==== Material
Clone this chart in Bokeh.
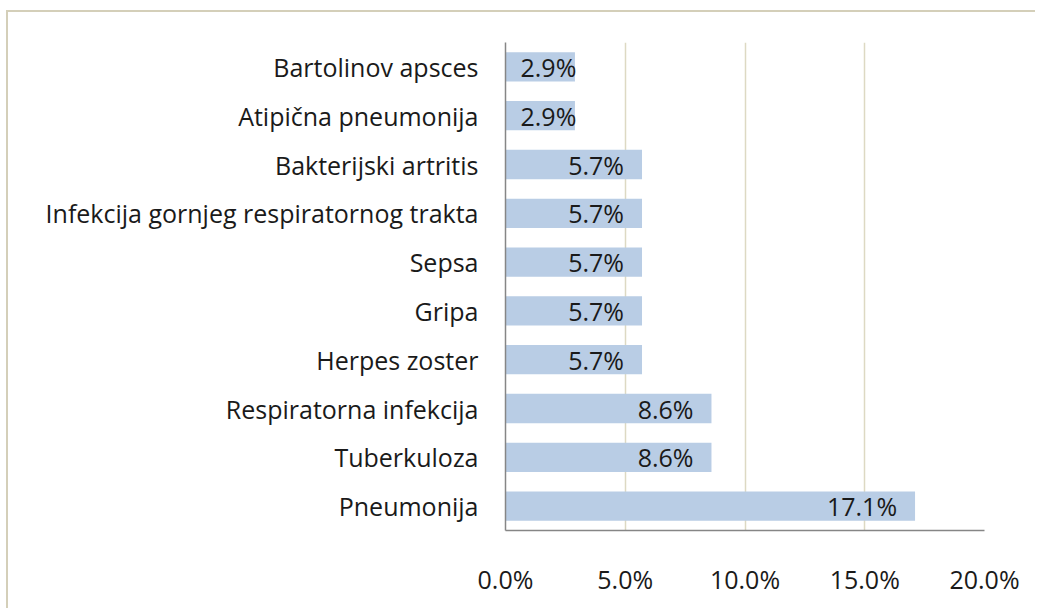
from bokeh.plotting import figure
from bokeh.models import FactorRange, Range1d, FixedTicker, PrintfTickFormatter, ColumnDataSource
from bokeh.core.properties import value
from bokeh.embed import file_html
from bokeh.resources import INLINE

categories = ["Bartolinov apsces", "Atipična pneumonija", "Bakterijski artritis",
              "Infekcija gornjeg respiratornog trakta", "Sepsa", "Gripa", "Herpes zoster",
              "Respiratorna infekcija", "Tuberkuloza", "Pneumonija"]
values = [2.9, 2.9, 5.7, 5.7, 5.7, 5.7, 5.7, 8.6, 8.6, 17.1]
x_ticks = [0, 5, 10, 15, 20]

FONT = "Open Sans"
TEXT = "#1a1a1a"
FS = "25px"

factors = list(reversed(categories))
labels = [f"{v:.1f}%" for v in values]
# Label placement: inside end, but small bars keep the label at the start of the bar
anchor = [v if v >= 4 else 0 for v in values]
align = ["right" if v >= 4 else "left" for v in values]
offset = [-18 if v >= 4 else 15 for v in values]

src = ColumnDataSource(dict(cat=categories, val=values, lab=labels,
                            anchor=anchor, align=align, off=offset))

p = figure(y_range=FactorRange(factors=factors, range_padding=0),
           x_range=Range1d(0, 20),
           width=1029, height=598, output_backend="svg", toolbar_location=None,
           min_border_left=497, min_border_right=53, min_border_top=30, min_border_bottom=80)
p.styles = {"border-top": "2px solid #D4CFB9", "border-left": "2px solid #D4CFB9",
            "margin-top": "10px", "margin-left": "6px"}

p.hbar(y="cat", right="val", left=0, height=0.6, source=src,
       fill_color="#B9CDE5", line_color=None)
p.text(x="anchor", y="cat", text="lab", source=src, text_align="align",
       x_offset="off", text_baseline="middle", text_font=value(FONT),
       text_font_size=FS, text_color=TEXT)

p.outline_line_color = None
p.ygrid.grid_line_color = None
p.xgrid.grid_line_color = "#DDD9C3"
p.xgrid.grid_line_width = 1.5

p.xaxis.ticker = FixedTicker(ticks=x_ticks)
p.xaxis.formatter = PrintfTickFormatter(format="%.1f%%")
for ax in (p.xaxis[0], p.yaxis[0]):
    ax.axis_line_color = "#868686"
    ax.axis_line_width = 1.5
    ax.major_tick_line_color = None
    ax.minor_tick_line_color = None
    ax.major_tick_out = 0
    ax.major_tick_in = 0
    ax.major_label_text_font = FONT
    ax.major_label_text_font_size = FS
    ax.major_label_text_color = TEXT
p.yaxis.major_label_standoff = 27
p.xaxis.major_label_standoff = 31

p.background_fill_color = "white"
p.border_fill_color = "white"

open("out.html", "w").write(file_html(p, INLINE))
========
▸ **Problem requirements**:
Every line above should be repeated exactly; pictures stay out of the copy.

▸ **Answer for the task**:
Clone this chart in Bokeh.
from bokeh.plotting import figure
from bokeh.models import FactorRange, Range1d, FixedTicker, PrintfTickFormatter, ColumnDataSource
from bokeh.core.properties import value
from bokeh.embed import file_html
from bokeh.resources import INLINE

categories = ["Bartolinov apsces", "Atipična pneumonija", "Bakterijski artritis",
              "Infekcija gornjeg respiratornog trakta", "Sepsa", "Gripa", "Herpes zoster",
              "Respiratorna infekcija", "Tuberkuloza", "Pneumonija"]
values = [2.9, 2.9, 5.7, 5.7, 5.7, 5.7, 5.7, 8.6, 8.6, 17.1]
x_ticks = [0, 5, 10, 15, 20]

FONT = "Open Sans"
TEXT = "#1a1a1a"
FS = "25px"

factors = list(reversed(categories))
labels = [f"{v:.1f}%" for v in values]
# Label placement: inside end, but small bars keep the label at the start of the bar
anchor = [v if v >= 4 else 0 for v in values]
align = ["right" if v >= 4 else "left" for v in values]
offset = [-18 if v >= 4 else 15 for v in values]

src = ColumnDataSource(dict(cat=categories, val=values, lab=labels,
                            anchor=anchor, align=align, off=offset))

p = figure(y_range=FactorRange(factors=factors, range_padding=0),
           x_range=Range1d(0, 20),
           width=1029, height=598, output_backend="svg", toolbar_location=None,
           min_border_left=497, min_border_right=53, min_border_top=30, min_border_bottom=80)
p.styles = {"border-top": "2px solid #D4CFB9", "border-left": "2px solid #D4CFB9",
            "margin-top": "10px", "margin-left": "6px"}

p.hbar(y="cat", right="val", left=0, height=0.6, source=src,
       fill_color="#B9CDE5", line_color=None)
p.text(x="anchor", y="cat", text="lab", source=src, text_align="align",
       x_offset="off", text_baseline="middle", text_font=value(FONT),
       text_font_size=FS, text_color=TEXT)

p.outline_line_color = None
p.ygrid.grid_line_color = None
p.xgrid.grid_line_color = "#DDD9C3"
p.xgrid.grid_line_width = 1.5

p.xaxis.ticker = FixedTicker(ticks=x_ticks)
p.xaxis.formatter = PrintfTickFormatter(format="%.1f%%")
for ax in (p.xaxis[0], p.yaxis[0]):
    ax.axis_line_color = "#868686"
    ax.axis_line_width = 1.5
    ax.major_tick_line_color = None
    ax.minor_tick_line_color = None
    ax.major_tick_out = 0
    ax.major_tick_in = 0
    ax.major_label_text_font = FONT
    ax.major_label_text_font_size = FS
    ax.major_label_text_color = TEXT
p.yaxis.major_label_standoff = 27
p.xaxis.major_label_standoff = 31

p.background_fill_color = "white"
p.border_fill_color = "white"

open("out.html", "w").write(file_html(p, INLINE))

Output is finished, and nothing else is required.